EXERCISE DETAILS:
Quote word for word the lines below, beginning with the first and ending with the one that has "STEP = 1652 / 5". Drop the pictures.

.....

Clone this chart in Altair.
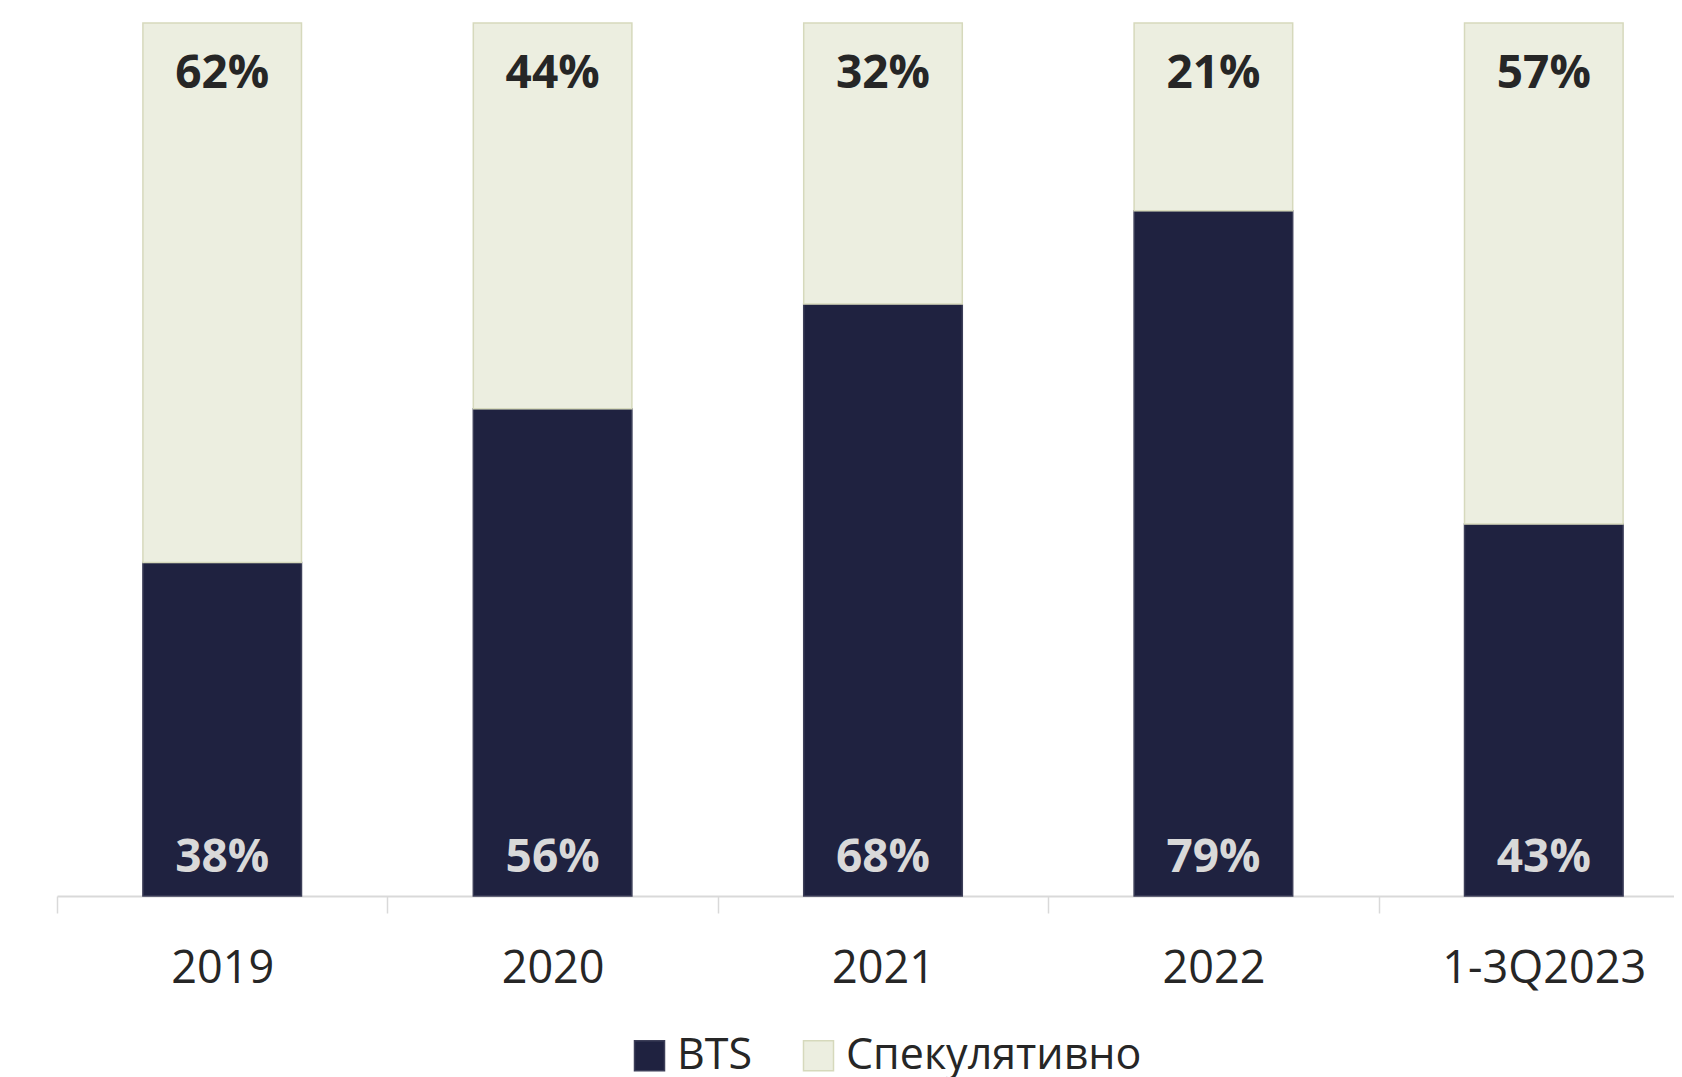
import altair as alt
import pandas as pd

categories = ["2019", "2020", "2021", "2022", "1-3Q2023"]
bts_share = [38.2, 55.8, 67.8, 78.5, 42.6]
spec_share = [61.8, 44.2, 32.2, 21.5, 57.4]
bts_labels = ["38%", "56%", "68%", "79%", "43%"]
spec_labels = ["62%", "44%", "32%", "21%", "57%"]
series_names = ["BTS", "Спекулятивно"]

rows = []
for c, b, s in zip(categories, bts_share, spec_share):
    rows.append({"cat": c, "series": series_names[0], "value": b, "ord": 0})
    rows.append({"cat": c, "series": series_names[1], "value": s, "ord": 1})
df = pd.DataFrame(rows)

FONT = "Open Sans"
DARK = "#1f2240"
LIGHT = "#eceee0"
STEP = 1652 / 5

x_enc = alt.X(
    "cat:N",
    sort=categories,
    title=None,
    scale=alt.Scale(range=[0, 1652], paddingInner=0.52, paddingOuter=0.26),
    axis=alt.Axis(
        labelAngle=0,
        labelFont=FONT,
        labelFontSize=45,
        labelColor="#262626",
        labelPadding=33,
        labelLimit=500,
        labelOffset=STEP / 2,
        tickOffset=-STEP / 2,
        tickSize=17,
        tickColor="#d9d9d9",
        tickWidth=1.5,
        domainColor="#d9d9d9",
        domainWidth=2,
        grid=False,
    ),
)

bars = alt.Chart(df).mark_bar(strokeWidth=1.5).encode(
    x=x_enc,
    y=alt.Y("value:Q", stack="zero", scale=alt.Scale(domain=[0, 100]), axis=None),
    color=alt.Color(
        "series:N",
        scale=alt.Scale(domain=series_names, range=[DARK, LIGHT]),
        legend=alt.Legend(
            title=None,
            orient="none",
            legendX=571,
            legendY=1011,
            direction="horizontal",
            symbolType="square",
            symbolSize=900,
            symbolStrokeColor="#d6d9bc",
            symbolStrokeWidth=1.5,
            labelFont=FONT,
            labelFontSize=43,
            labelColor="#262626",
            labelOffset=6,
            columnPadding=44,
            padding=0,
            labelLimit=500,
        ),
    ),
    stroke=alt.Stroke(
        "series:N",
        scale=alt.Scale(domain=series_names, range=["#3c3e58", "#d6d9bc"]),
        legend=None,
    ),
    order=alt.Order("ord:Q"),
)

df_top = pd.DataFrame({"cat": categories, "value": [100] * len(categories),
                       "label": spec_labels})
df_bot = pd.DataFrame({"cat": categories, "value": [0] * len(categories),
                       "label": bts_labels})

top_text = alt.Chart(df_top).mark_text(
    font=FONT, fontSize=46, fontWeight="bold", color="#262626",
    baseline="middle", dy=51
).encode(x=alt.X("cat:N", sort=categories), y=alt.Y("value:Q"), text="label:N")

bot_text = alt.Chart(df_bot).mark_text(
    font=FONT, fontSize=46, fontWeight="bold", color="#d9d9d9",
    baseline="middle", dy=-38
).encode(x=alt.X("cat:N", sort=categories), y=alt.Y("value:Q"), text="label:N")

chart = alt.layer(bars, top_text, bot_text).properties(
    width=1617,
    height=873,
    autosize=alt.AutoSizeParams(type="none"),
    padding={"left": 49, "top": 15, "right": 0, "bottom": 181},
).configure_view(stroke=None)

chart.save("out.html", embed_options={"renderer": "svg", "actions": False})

.....

EXERCISE OUTPUT:
Clone this chart in Altair.
import altair as alt
import pandas as pd

categories = ["2019", "2020", "2021", "2022", "1-3Q2023"]
bts_share = [38.2, 55.8, 67.8, 78.5, 42.6]
spec_share = [61.8, 44.2, 32.2, 21.5, 57.4]
bts_labels = ["38%", "56%", "68%", "79%", "43%"]
spec_labels = ["62%", "44%", "32%", "21%", "57%"]
series_names = ["BTS", "Спекулятивно"]

rows = []
for c, b, s in zip(categories, bts_share, spec_share):
    rows.append({"cat": c, "series": series_names[0], "value": b, "ord": 0})
    rows.append({"cat": c, "series": series_names[1], "value": s, "ord": 1})
df = pd.DataFrame(rows)

FONT = "Open Sans"
DARK = "#1f2240"
LIGHT = "#eceee0"
STEP = 1652 / 5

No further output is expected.